Je ne suis absolument pas d'accord. La recette de l'oeuvre artistique qui pose plus de questions qu'elle n'apporte de réponses est vieille comme le monde, à commencer par Mona Lisa, jusqu'à La Liste de Schindler. On pourrait même aller chercher Hegel : l'Art sert à exprimer ce qu'est notre conscience. Et pour l'exprimer, elle a besoin de questions, pas de réponses toute faites. L'Art est un prélude, un prétexte à l'introspection.

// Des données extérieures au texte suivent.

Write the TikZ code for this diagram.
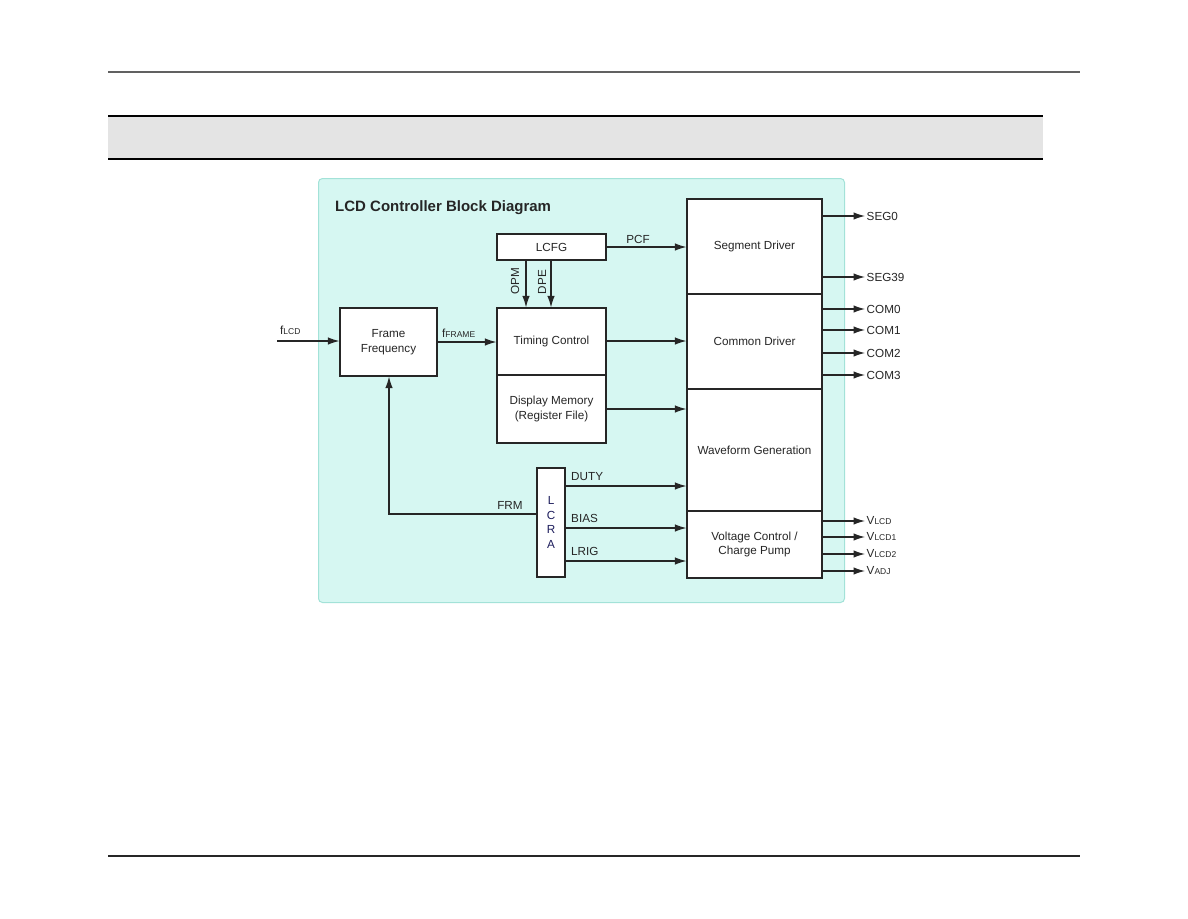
\documentclass[tikz,border=0pt]{standalone}
\usepackage{fontspec}
\setmainfont{Liberation Sans}
\usetikzlibrary{arrows.meta,positioning}
\definecolor{cyanbg}{HTML}{D6F7F2}
\definecolor{cyanbd}{HTML}{A3E2D8}
\definecolor{ink}{HTML}{262626}
\definecolor{bandgray}{HTML}{E4E4E4}
\begin{document}
\begin{tikzpicture}[x=1pt,y=-1pt,
  txt/.style={font=\fontsize{11.7}{14.5}\selectfont, text=ink, inner sep=1pt, align=center},
  blk/.style={txt, draw=ink, line width=1.2pt, fill=white, inner sep=0pt},
  arr/.style={draw=ink, line width=1.2pt, -{Latex[length=11.5pt,width=7.5pt]}},
  outl/.style={txt, anchor=west, inner sep=1.5pt}
]
\useasboundingbox (0,0) rectangle (1188,918);
\fill[white] (0,0) rectangle (1188,918);
% page rules
\draw[line width=2pt, draw=black!62] (108,72) -- (1080,72);
\fill[bandgray] (108,116) rectangle (1043,159);
\draw[line width=2.2pt] (108,116) -- (1043,116);
\draw[line width=1.6pt] (108,159) -- (1043,159);
\draw[line width=1.5pt, draw=black!85] (108,856) -- (1080,856);
% cyan panel
\draw[fill=cyanbg, draw=cyanbd, line width=1pt, rounded corners=4pt] (318.5,178.5) rectangle (844.5,602.5);
\node[anchor=west, font=\fontsize{15}{18}\selectfont\bfseries, text=ink, inner sep=0pt] (title) at (335,208) {LCD Controller Block Diagram};
% blocks
\node[blk, minimum width=109pt, minimum height=26pt] (lcfg) at (551.5,247) {LCFG};
\node[blk, minimum width=109pt, minimum height=67pt] (timing) at (551.5,341.5) {Timing Control};
\node[blk, minimum width=109pt, minimum height=68pt] (dispmem) at (551.5,409) {Display Memory\\(Register File)};
\node[blk, minimum width=97pt, minimum height=68pt] (frame) at (388.5,342) {Frame\\Frequency};
\node[blk, minimum width=135pt, minimum height=95pt] (seg) at (754.5,246.5) {Segment Driver};
\node[blk, minimum width=135pt, minimum height=95pt] (com) at (754.5,341.5) {Common Driver};
\node[blk, minimum width=135pt, minimum height=122pt] (wave) at (754.5,450) {Waveform Generation};
\node[blk, minimum width=135pt, minimum height=67pt] (volt) at (754.5,544.5) {Voltage Control /\\Charge Pump};
\node[blk, minimum width=28pt, minimum height=109pt, text=ink!75!blue] (lcra) at (551,522.5) {L\\C\\R\\A};
% input
\coordinate (fin) at (277,341);
\node[txt, anchor=west] (flcd) at (279,330) {f{\fontsize{8.5}{10}\selectfont LCD}};
\draw[arr] (fin) -- (frame.west |- fin);
\draw[arr] (frame.east) -- (timing.west |- frame.east);
\node[txt, anchor=west] (fframe) at (441,333) {f{\fontsize{8.5}{10}\selectfont FRAME}};
% LCFG connections
\draw[arr] (lcfg.east) -- (seg.west |- lcfg.east);
\node[txt] (pcf) at (638,239) {PCF};
\draw[arr] ([xshift=-25.5pt]lcfg.south) -- ([xshift=-25.5pt]timing.north);
\draw[arr] ([xshift=-0.5pt]lcfg.south) -- ([xshift=-0.5pt]timing.north);
\node[txt, rotate=90] (opm) at (515,281) {OPM};
\node[txt, rotate=90] (dpe) at (542,282) {DPE};
% timing / memory to drivers
\coordinate (tcS) at ([yshift=0.5pt]timing.east);
\draw[arr] (tcS) -- (com.west |- tcS);
\draw[arr] (dispmem.east) -- (wave.west |- dispmem.east);
% LCRA
\coordinate (dutyS) at ([yshift=36.5pt]lcra.east);
\coordinate (biasS) at ([yshift=-5.5pt]lcra.east);
\coordinate (lrigS) at ([yshift=-38.5pt]lcra.east);
\coordinate (frmS) at ([yshift=8.5pt]lcra.west);
\draw[arr] (dutyS) -- (wave.west |- dutyS);
\node[txt, anchor=west] (duty) at (570,477) {DUTY};
\draw[arr] (biasS) -- (volt.west |- biasS);
\node[txt, anchor=west] (bias) at (570,518) {BIAS};
\draw[arr] (lrigS) -- (volt.west |- lrigS);
\node[txt, anchor=west] (lrig) at (570,551) {LRIG};
\draw[arr] (frmS) -| ([xshift=0.5pt]frame.south);
\node[txt] (frm) at (510,505) {FRM};
% outputs
\node[outl] (seg0) at (865,216) {SEG0};
\node[outl] (seg39) at (865,277) {SEG39};
\node[outl] (com0) at (865,309) {COM0};
\node[outl] (com1) at (865,330) {COM1};
\node[outl] (com2) at (865,353) {COM2};
\node[outl] (com3) at (865,375) {COM3};
\node[outl] (vlcd) at (865,521) {V{\fontsize{8.5}{10}\selectfont LCD}};
\node[outl] (vlcd1) at (865,537) {V{\fontsize{8.5}{10}\selectfont LCD1}};
\node[outl] (vlcd2) at (865,554) {V{\fontsize{8.5}{10}\selectfont LCD2}};
\node[outl] (vadj) at (865,571) {V{\fontsize{8.5}{10}\selectfont ADJ}};
\foreach \n in {seg0,seg39}{\draw[arr] (seg.east |- \n.west) -- (\n.west);}
\foreach \n in {com0,com1,com2,com3}{\draw[arr] (com.east |- \n.west) -- (\n.west);}
\foreach \n in {vlcd,vlcd1,vlcd2,vadj}{\draw[arr] (volt.east |- \n.west) -- (\n.west);}
\end{tikzpicture}
\end{document}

Et là-dessus, contexte de l'époque ou pas, le 8 est bien plus proche de la trilogie originelle, qui apporte beaucoup de questions sur l'univers qu'elle met en place, que de la prélogie. Dans la prélogie, Lucas apporte des réponses : la carrière politique de l'Empereur, la Force expliquée par les midchloriens, comment Vader est devenu Vader, etc., et très peu de questions, il essaie de toutes les résoudre. A l'inverse, le 8, comme la trilogie originelle, nous invite à nous poser des questions, laisse des personnages, des événements à expliquer sans réponse évidente, nous fait travailler notre imaginaire. Et c'est bien parce que votre imaginaire a travaillé entre 6 et 7, peut-être aidé, voire enfermé, parce que vous avez lu de l'UE, que vous vous êtes forgés une image précise de ce que devrait être la postlogie et que donc vous déniez les qualités intrinsèques au 8, simplement déçus de ne pas voir votre imaginaire suivi par l'équipe artistique du film.
Donc, je ne souscris pas du tout à cet argument du contexte. La codification de l'univers d'une oeuvre ne dépend pas de son contexte. Prenons les James Bond par exemple. Depuis le premier jusqu'au dernier avec Brosnan, on a des codes qui semblent immuables, mais qui sont dans un univers fini, fermé depuis le premier film : gadgets, belles nanas séduites par 007, méchants diaboliques, etc. James Bond, c'est, avec brio, variation sur un même thème. Prends Kingsman 1, qui se veut plus ou moins parodique de James Bond, mais avec des différences. Dès Kingsman 1, on a déjà tous les codes de l'univers et très peu de questions à la fin du film sur qui est qui et qui fait quoi... Pourtant, on a bien un regard neuf, ce fameux "contexte" de la nouveauté, sur le film d'espionnage.
C'est justement cette ultra-ridigification du contexte qui fait que l'épisode 7 est aussi mauvais. JJA n'a pas voulu sortir des codes créés par la trilogie originelle et a pris tellement peu de risques possibles... qu'il a fait une resucée de l'épisode 4. RJ essaie lui de créer des nouveaux codes, sans apporter de réponses définitives, il donne un second souffle à l'univers cinématographique SW par cette absence de réponses. Que ce second souffle ait été déjà initié ou non dans l'UE. On. S'en. Fout. De. L'UE. C'est du papier/comics/jeu vidéo, qui n'est pas, par définition, le support artistique de base de l'oeuvre princeps (je me répète, désolé). Bref, ce second souffle était indispensable pour que l'univers SW continue de maturer, sinon il aurait fini par tourner en rond sur lui-même, en grande partie à cause de toutes les réponses que Lucas a apportées dans la prélogie et qui stérilisent l'imaginaire. RJ choisit d'apporter ce second souffle en semant des champs de questions ouvertes, plutôt qu'en apportant ses propres réponses à lui. Cela suffit à dire que, sur le plan artistique, SW8 est bien du niveau de la trilogie originelle, à mille lieues au-dessus des très fermés prélogie et épisode 7.